The films at issue are Ezra by Newton I. Aduaka (Nigeria/France), The Kadogo Brothers by Joseph Muganga (Ivory Coast), Tartina City by Issa Serge Coelo (Chad) and Sleepwalking Land by Theresa Prata (Portugal).
All four films, apart from having the mentioned cinematic and production qualities also possess a pronounced political commitment: they deal with some of the most complex and still present problems of contemporary African society. Obviously, if an African filmmaker wants to make a film with a serious approach to present-day African phenomena and if, consequently, he wants to be authentic, it is almost impossible for him to avoid this type of political commitment.
State crime coupled with corruption; a developed system of repression against the individual, especially the individual presumed to be capable of endangering the present totalitarian regime — this is an unavoidable topic when speaking of the situation in certain African countries in the 1970s and 1980s (Cameroon, Gabon), while it is characteristic of some states today as well (Chad). It is precisely the film from Chad, Tartina City, that deals with this topic in an unexpectedly bold manner. True, at the end of the film, it is made clear that the new authorities would put an end to extreme human rights violations, which is, probably, a kind of preventive ‘alibi’ that could protect the film from a possible ban.
The organized torture of people as a method of staying in power, as well as violence, as a drug for the sick minds of individuals — this is something that is, unfortunately, characteristic of certain other civilizations and nations as well. The African model does not differ very much from other models. It only confirms that such repressive methods have the nature of a universal evil everywhere.
Nevertheless, the dominant sub-topic in all the four mentioned films, but in some other movies shown in the competition as well, was the issue of the abuse of children. This is one of the traumatic and painful issues of contemporary Africa, especially the one concerning the abuse of children in wartime conflicts which have been shaking the continent from the 1950s to the present day. In inter-ethnic or politically motivated wartime conflicts, practically all the regimes or paramilitary formations recruited children whom they often took directly from their classrooms. This is the underlying motif of the films Ezra and The Kadogo Brothers.
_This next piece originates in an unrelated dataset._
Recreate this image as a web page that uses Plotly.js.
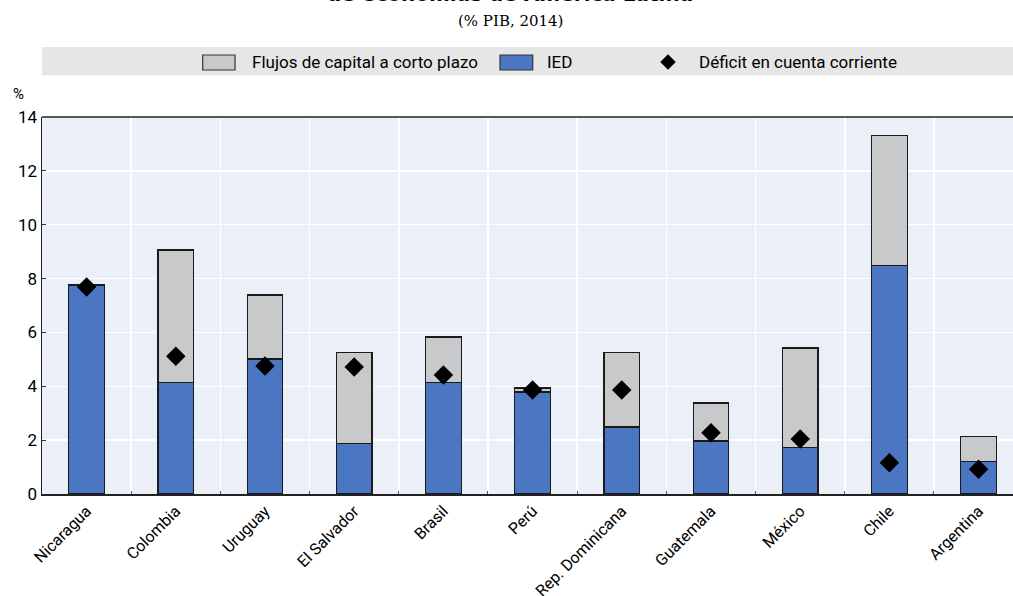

The opening scenes of both films are almost identical: rampant soldiers belonging to a paramilitary unit burst into a local school and brutally take children between the ages of 7 and 13. The movie Ezra follows in an exciting and moving manner the fate of one such boy: a boy trained to kill from his early childhood. It is only later that he realizes what had happened to him and how he had been manipulated. The present-day story of the film takes place in a courtroom where jurors are trying to reconstruct what had actually happened to Ezra and boys like him and with the use of flashbacks the director shows, in a dramaturgically skillful manner, how relative the truth is.
In The Kadogo Brothers, the opening scene, where children are taken from their school (i.e. the violent interruption of their normal growing up), served as a starting point for a possible story about what happens to these children once the war is over, i.e., when they most often fail to fit into the rules of civilian life. Both movies underline, in different ways, the two main aspects of the monstrous idea of forcibly recruiting children:
1. African warlords did not take young men who were quite certain physically better prepared and more capable of fighting; they deliberately took children because they could ‘educate’ them to a far greater extent and turn them into obedient monsters capable of committing all kinds of atrocities with no questions asked.
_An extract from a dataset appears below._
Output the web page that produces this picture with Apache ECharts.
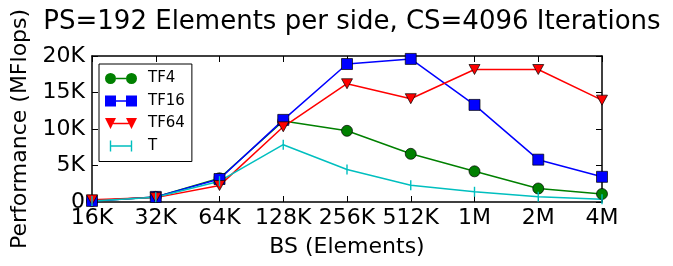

2. Once the wars end, those already formed children-killers are left to themselves and the street, without any possibility of starting a new life. This, of course, represents a new problem for a country that has just emerged from a war: the one-time children-warriors now become young men-hooligans.
Ezra is set formally in such a manner that the reconstruction the fate of a boy can be one of the possible ways to face the truth and, consequently, to start the process of reconciliation in the society which the war has divided into antagonistically opposed sides.
Unlike Ezra and The Kadogo Brothers, in Sleepwalking Land the author does not deal with the war itself and its manifestations but, rather, an entire complex of problems forms the background for a poeticized story about the fate of an abandoned boy. Regardless of the chosen approach, the bottom line is that these countless individual fates are, unfortunately, becoming an increasingly present part of everyday life in Africa. According to the films shown at this year’s festival, it is clear that African authors have the increasing need to make films that suggest facing the truth and reexamining the recent past. When they do so in cooperation with foreign (European) partners (Ezra, Sleepwalking Land), this significantly contributes to the quality of the production. When the authors rely exclusively on domestic potentials (The Kadogo Brothers, Tartina City), these films possess certain weaknesses as well, primarily at the level of the screenplay and the film’s visual dimension.